* Stated problem *
Set down all of the data exactly as it appears.

---- Available data

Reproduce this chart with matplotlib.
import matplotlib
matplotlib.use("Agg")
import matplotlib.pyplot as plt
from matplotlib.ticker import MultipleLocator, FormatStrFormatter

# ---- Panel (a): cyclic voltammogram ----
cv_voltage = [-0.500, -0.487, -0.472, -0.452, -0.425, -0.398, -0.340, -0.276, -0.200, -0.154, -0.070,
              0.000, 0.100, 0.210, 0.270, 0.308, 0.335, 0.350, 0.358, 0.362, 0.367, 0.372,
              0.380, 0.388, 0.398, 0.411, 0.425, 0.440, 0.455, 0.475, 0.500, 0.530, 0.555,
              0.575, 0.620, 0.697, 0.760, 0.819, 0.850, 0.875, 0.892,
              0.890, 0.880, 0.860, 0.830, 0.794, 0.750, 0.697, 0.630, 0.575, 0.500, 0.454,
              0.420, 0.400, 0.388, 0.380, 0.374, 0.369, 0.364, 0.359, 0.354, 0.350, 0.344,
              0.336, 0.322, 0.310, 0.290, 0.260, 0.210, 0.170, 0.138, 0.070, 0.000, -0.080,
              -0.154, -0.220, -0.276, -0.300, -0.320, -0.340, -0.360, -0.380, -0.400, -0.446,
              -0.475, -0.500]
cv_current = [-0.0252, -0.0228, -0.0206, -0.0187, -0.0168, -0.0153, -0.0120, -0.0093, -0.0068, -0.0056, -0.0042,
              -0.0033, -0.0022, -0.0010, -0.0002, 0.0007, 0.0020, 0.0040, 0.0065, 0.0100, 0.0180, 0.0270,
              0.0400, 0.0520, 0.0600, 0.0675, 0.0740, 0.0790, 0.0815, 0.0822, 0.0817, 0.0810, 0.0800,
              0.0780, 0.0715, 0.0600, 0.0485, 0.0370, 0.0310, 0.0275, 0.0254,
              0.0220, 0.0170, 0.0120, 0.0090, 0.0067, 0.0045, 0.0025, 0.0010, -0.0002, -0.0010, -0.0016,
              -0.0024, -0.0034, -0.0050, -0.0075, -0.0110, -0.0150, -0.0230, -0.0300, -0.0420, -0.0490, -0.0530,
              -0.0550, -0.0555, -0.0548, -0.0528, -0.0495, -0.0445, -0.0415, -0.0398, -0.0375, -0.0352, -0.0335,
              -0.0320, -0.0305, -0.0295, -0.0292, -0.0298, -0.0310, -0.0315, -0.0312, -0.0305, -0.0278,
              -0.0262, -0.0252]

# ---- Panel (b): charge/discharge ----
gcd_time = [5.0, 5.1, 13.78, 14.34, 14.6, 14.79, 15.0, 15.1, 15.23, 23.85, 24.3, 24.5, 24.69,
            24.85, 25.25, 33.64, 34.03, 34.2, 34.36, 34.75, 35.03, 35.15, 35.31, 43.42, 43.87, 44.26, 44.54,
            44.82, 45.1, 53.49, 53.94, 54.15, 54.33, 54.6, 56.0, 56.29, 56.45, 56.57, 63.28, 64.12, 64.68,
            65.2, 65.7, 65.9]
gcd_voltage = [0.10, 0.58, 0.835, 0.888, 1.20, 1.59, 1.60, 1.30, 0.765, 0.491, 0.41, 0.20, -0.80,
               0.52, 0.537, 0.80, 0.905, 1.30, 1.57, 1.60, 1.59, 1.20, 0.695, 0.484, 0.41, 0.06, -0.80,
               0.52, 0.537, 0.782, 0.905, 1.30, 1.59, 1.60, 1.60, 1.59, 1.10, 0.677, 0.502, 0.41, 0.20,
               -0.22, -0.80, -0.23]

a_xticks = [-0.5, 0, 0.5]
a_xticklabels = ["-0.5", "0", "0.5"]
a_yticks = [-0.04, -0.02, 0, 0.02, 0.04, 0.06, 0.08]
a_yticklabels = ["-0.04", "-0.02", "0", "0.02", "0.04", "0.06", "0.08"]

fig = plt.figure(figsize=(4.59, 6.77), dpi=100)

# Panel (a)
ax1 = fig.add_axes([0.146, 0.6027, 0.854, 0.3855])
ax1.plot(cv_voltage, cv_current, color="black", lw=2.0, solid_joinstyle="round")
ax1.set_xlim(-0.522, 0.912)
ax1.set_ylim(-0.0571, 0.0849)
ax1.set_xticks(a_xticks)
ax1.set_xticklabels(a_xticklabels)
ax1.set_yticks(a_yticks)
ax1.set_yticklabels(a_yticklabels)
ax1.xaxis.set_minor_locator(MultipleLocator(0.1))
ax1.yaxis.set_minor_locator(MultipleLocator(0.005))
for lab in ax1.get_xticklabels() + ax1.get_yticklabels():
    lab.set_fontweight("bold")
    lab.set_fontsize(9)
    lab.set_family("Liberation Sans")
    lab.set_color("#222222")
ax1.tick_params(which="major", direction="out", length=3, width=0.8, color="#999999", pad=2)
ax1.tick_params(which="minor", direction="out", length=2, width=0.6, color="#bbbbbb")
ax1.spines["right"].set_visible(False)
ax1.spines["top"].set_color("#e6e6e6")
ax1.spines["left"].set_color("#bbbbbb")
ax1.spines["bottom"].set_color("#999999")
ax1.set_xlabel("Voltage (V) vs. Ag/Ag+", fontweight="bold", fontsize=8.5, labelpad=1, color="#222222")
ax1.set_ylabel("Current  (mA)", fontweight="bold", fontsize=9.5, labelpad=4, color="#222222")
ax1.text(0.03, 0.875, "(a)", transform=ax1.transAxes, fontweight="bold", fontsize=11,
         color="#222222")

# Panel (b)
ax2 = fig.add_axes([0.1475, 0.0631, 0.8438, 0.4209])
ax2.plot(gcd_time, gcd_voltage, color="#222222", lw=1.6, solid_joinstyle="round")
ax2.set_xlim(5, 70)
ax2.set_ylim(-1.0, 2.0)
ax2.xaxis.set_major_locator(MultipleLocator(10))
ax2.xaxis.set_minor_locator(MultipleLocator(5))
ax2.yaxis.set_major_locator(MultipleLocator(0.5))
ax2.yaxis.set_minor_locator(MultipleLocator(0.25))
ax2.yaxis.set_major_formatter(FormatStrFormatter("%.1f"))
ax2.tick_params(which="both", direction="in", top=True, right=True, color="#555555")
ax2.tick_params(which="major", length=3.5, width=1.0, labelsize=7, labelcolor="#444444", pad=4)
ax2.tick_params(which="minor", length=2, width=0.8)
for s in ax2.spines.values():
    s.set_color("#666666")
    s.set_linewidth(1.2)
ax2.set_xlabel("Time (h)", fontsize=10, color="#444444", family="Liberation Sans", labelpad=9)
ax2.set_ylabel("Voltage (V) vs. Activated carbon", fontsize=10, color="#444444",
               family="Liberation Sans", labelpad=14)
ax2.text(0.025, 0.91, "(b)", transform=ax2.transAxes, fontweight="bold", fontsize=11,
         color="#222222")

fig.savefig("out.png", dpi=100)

--------

* Exercise response *
Reproduce this chart with matplotlib.
import matplotlib
matplotlib.use("Agg")
import matplotlib.pyplot as plt
from matplotlib.ticker import MultipleLocator, FormatStrFormatter

# ---- Panel (a): cyclic voltammogram ----
cv_voltage = [-0.500, -0.487, -0.472, -0.452, -0.425, -0.398, -0.340, -0.276, -0.200, -0.154, -0.070,
              0.000, 0.100, 0.210, 0.270, 0.308, 0.335, 0.350, 0.358, 0.362, 0.367, 0.372,
              0.380, 0.388, 0.398, 0.411, 0.425, 0.440, 0.455, 0.475, 0.500, 0.530, 0.555,
              0.575, 0.620, 0.697, 0.760, 0.819, 0.850, 0.875, 0.892,
              0.890, 0.880, 0.860, 0.830, 0.794, 0.750, 0.697, 0.630, 0.575, 0.500, 0.454,
              0.420, 0.400, 0.388, 0.380, 0.374, 0.369, 0.364, 0.359, 0.354, 0.350, 0.344,
              0.336, 0.322, 0.310, 0.290, 0.260, 0.210, 0.170, 0.138, 0.070, 0.000, -0.080,
              -0.154, -0.220, -0.276, -0.300, -0.320, -0.340, -0.360, -0.380, -0.400, -0.446,
              -0.475, -0.500]
cv_current = [-0.0252, -0.0228, -0.0206, -0.0187, -0.0168, -0.0153, -0.0120, -0.0093, -0.0068, -0.0056, -0.0042,
              -0.0033, -0.0022, -0.0010, -0.0002, 0.0007, 0.0020, 0.0040, 0.0065, 0.0100, 0.0180, 0.0270,
              0.0400, 0.0520, 0.0600, 0.0675, 0.0740, 0.0790, 0.0815, 0.0822, 0.0817, 0.0810, 0.0800,
              0.0780, 0.0715, 0.0600, 0.0485, 0.0370, 0.0310, 0.0275, 0.0254,
              0.0220, 0.0170, 0.0120, 0.0090, 0.0067, 0.0045, 0.0025, 0.0010, -0.0002, -0.0010, -0.0016,
              -0.0024, -0.0034, -0.0050, -0.0075, -0.0110, -0.0150, -0.0230, -0.0300, -0.0420, -0.0490, -0.0530,
              -0.0550, -0.0555, -0.0548, -0.0528, -0.0495, -0.0445, -0.0415, -0.0398, -0.0375, -0.0352, -0.0335,
              -0.0320, -0.0305, -0.0295, -0.0292, -0.0298, -0.0310, -0.0315, -0.0312, -0.0305, -0.0278,
              -0.0262, -0.0252]

# ---- Panel (b): charge/discharge ----
gcd_time = [5.0, 5.1, 13.78, 14.34, 14.6, 14.79, 15.0, 15.1, 15.23, 23.85, 24.3, 24.5, 24.69,
            24.85, 25.25, 33.64, 34.03, 34.2, 34.36, 34.75, 35.03, 35.15, 35.31, 43.42, 43.87, 44.26, 44.54,
            44.82, 45.1, 53.49, 53.94, 54.15, 54.33, 54.6, 56.0, 56.29, 56.45, 56.57, 63.28, 64.12, 64.68,
            65.2, 65.7, 65.9]
gcd_voltage = [0.10, 0.58, 0.835, 0.888, 1.20, 1.59, 1.60, 1.30, 0.765, 0.491, 0.41, 0.20, -0.80,
               0.52, 0.537, 0.80, 0.905, 1.30, 1.57, 1.60, 1.59, 1.20, 0.695, 0.484, 0.41, 0.06, -0.80,
               0.52, 0.537, 0.782, 0.905, 1.30, 1.59, 1.60, 1.60, 1.59, 1.10, 0.677, 0.502, 0.41, 0.20,
               -0.22, -0.80, -0.23]

a_xticks = [-0.5, 0, 0.5]
a_xticklabels = ["-0.5", "0", "0.5"]
a_yticks = [-0.04, -0.02, 0, 0.02, 0.04, 0.06, 0.08]
a_yticklabels = ["-0.04", "-0.02", "0", "0.02", "0.04", "0.06", "0.08"]

fig = plt.figure(figsize=(4.59, 6.77), dpi=100)

# Panel (a)
ax1 = fig.add_axes([0.146, 0.6027, 0.854, 0.3855])
ax1.plot(cv_voltage, cv_current, color="black", lw=2.0, solid_joinstyle="round")
ax1.set_xlim(-0.522, 0.912)
ax1.set_ylim(-0.0571, 0.0849)
ax1.set_xticks(a_xticks)
ax1.set_xticklabels(a_xticklabels)
ax1.set_yticks(a_yticks)
ax1.set_yticklabels(a_yticklabels)
ax1.xaxis.set_minor_locator(MultipleLocator(0.1))
ax1.yaxis.set_minor_locator(MultipleLocator(0.005))
for lab in ax1.get_xticklabels() + ax1.get_yticklabels():
    lab.set_fontweight("bold")
    lab.set_fontsize(9)
    lab.set_family("Liberation Sans")
    lab.set_color("#222222")
ax1.tick_params(which="major", direction="out", length=3, width=0.8, color="#999999", pad=2)
ax1.tick_params(which="minor", direction="out", length=2, width=0.6, color="#bbbbbb")
ax1.spines["right"].set_visible(False)
ax1.spines["top"].set_color("#e6e6e6")
ax1.spines["left"].set_color("#bbbbbb")
ax1.spines["bottom"].set_color("#999999")
ax1.set_xlabel("Voltage (V) vs. Ag/Ag+", fontweight="bold", fontsize=8.5, labelpad=1, color="#222222")
ax1.set_ylabel("Current  (mA)", fontweight="bold", fontsize=9.5, labelpad=4, color="#222222")
ax1.text(0.03, 0.875, "(a)", transform=ax1.transAxes, fontweight="bold", fontsize=11,
         color="#222222")

# Panel (b)
ax2 = fig.add_axes([0.1475, 0.0631, 0.8438, 0.4209])
ax2.plot(gcd_time, gcd_voltage, color="#222222", lw=1.6, solid_joinstyle="round")
ax2.set_xlim(5, 70)
ax2.set_ylim(-1.0, 2.0)
ax2.xaxis.set_major_locator(MultipleLocator(10))
ax2.xaxis.set_minor_locator(MultipleLocator(5))
ax2.yaxis.set_major_locator(MultipleLocator(0.5))
ax2.yaxis.set_minor_locator(MultipleLocator(0.25))
ax2.yaxis.set_major_formatter(FormatStrFormatter("%.1f"))
ax2.tick_params(which="both", direction="in", top=True, right=True, color="#555555")
ax2.tick_params(which="major", length=3.5, width=1.0, labelsize=7, labelcolor="#444444", pad=4)
ax2.tick_params(which="minor", length=2, width=0.8)
for s in ax2.spines.values():
    s.set_color("#666666")
    s.set_linewidth(1.2)
ax2.set_xlabel("Time (h)", fontsize=10, color="#444444", family="Liberation Sans", labelpad=9)
ax2.set_ylabel("Voltage (V) vs. Activated carbon", fontsize=10, color="#444444",
               family="Liberation Sans", labelpad=14)
ax2.text(0.025, 0.91, "(b)", transform=ax2.transAxes, fontweight="bold", fontsize=11,
         color="#222222")

fig.savefig("out.png", dpi=100)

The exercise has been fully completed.